GRID wrote:
Denver is in a different league than KC. Period. KC doesn't have enough "grit" or green (Most of KC's green space is wasted or just grass/trees and is not used recreationally anyway) to even come close to closing all the other gaps.
As far as people from Denver thinking KC is boring. Shit, you must not get out much. That's what the entire country thinks of KC, unless they have been there. KC = wichita to most of the country...
Even people from Denver that have driven through KC have horrible images of the city. Think about it. Driving into KC from Colorado is simply depressing. The city seems rural/industrial as you drive into the city. It looks like an old industrial city that is very sparsely developed and has many run down areas and very little suburbs. As you drive through downtown, the skyline looks tiny from the west. It looks smaller than Omaha. Then you pass downtown, you have 15 miles of 1950's urban interstate and run down areas before you have a few suburban exits east of 470 and that's it. That's KC. The drive across KC via 70 is similar to the drive across Peoria, IL, only in Peoria, they have rebuilt the interstates, have developed both sides of the riverfront etc.
Now, if people got off 70 and drove south into the city, that image should change for the better, but I can't tell you how many people I know that have driven through KC via 70 and told me their image of the city is small/industrial/ghetto/abandoned. That's the image we give to 1000's of travelers everyday that pass through KC.
KC is a nice city, but it's not really a peer to Denver anymore. The city has made and just continues to make the wrong decisions and there are too many areas the city is just way too far behind in.

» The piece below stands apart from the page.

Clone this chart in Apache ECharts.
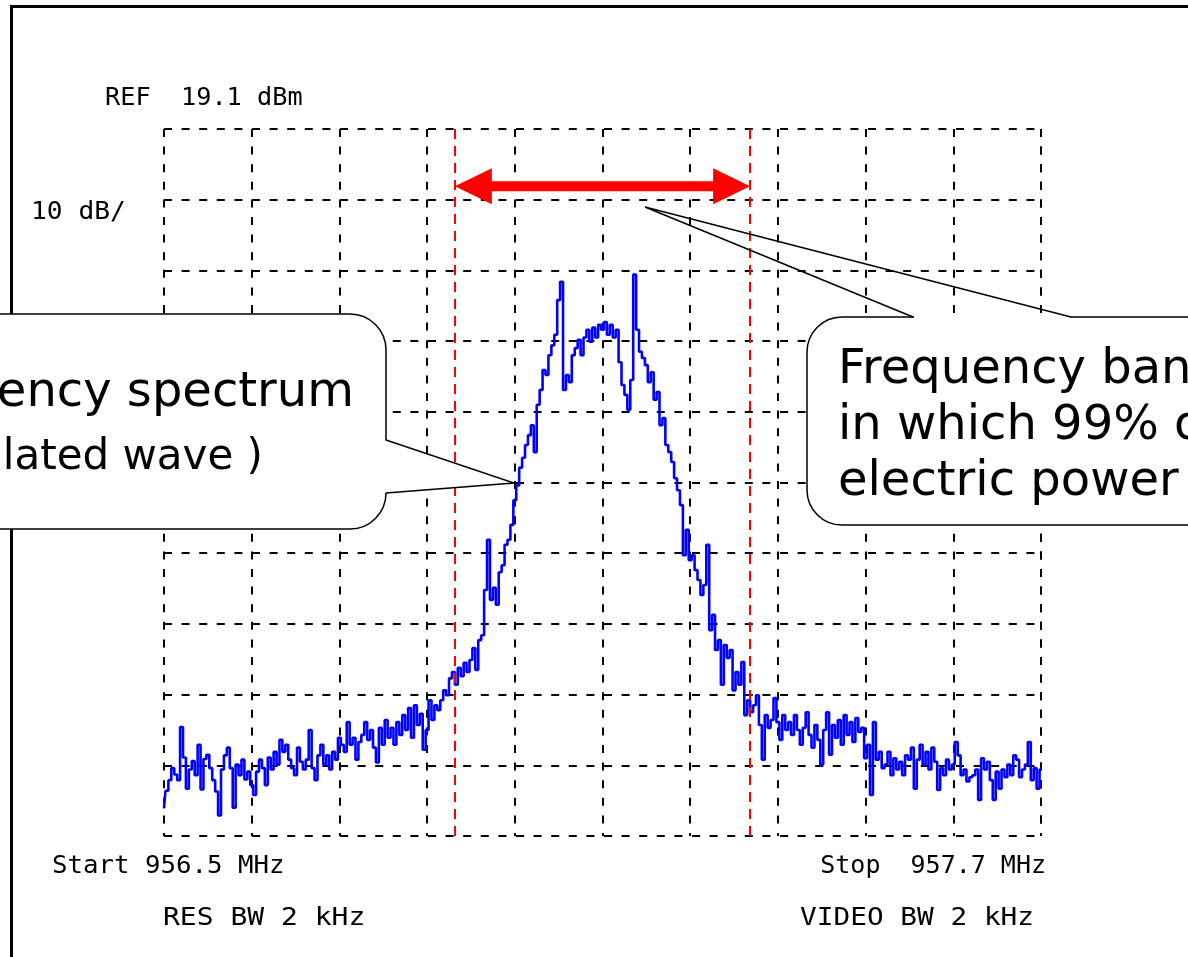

Denver=A vibrant, bustling true "big city" next to the mountains.
KC=A city that has some vibrant areas, but it can't seem to quite get over the hump and be more like a Denver or Minneapolis and KC is in the middle of hundreds of miles of farmland that nobody really wants to live next to.
But it's cheap.
Truth...
I find it strange you would start your comparison with a view of KC from I-70. While KC does not put its best foot forward along I-70, one's perception of Denver would not be much better if one never exited I-70. Like any US city outside of Texas, you have to get off the interstate to experience either city. East of I-25, I-70 in Denver is a pretty ugly mess of industry and warehouses with only distant views of its impressive downtown. West of I-25, things do not improve much until one approaches the Golden area. Of course, the Front Range is always serving as a backdrop to any west bound traveller and that is something that KC will never match. Nonetheless, when living in Denver, both my wife and I missed the more aesthically pleasing aspects of Kansas City.
I would also disagree regarding the drive between KC and Denver, while parts are dull (particularly between Oakley Kansas and Limon Colorado) there is a surprsing amount of topography through the Flint and Red Hills. The Plains are what they are but they are anything but "depressing".
KC will never have the recreational opportunities that Denver offers and that is what attracts the young crowd which in turn attracts business, money and all the nice things a progressive attitude and a lot of money can do for a city. I love the fact that Denver is pretty vibrant downtown but KC may not be as far behind as you might believe. It's certainly well ahead of where I now live (Houston) despite the fact that Houston even has a light rail line. Frankly, I think Denver pays a pretty steep price for all of it's attributes. The drive back into Denver from the mountains on Sunday night, always bad when I lived there 20 years ago, has become a bit more "depressing" to me than the trip across Kansas. I remember climbing in my teens (late 70's) and being the only people on the summits of Colorado peaks, in the late 90's when I last climbed in Colorado, I shared summits with hundreds of other climbers, there were often 1000+ people on the trails of the near-Denver peaks on busy summer weekends; the recreational experiences has changed much for the worse. Given the changes that have occurred in rural mountainous Colorado along with paying over 500,000$ for a house/condo I could get for 250,000$ in KC, I decided it just wasn't a place I wanted to live anymore.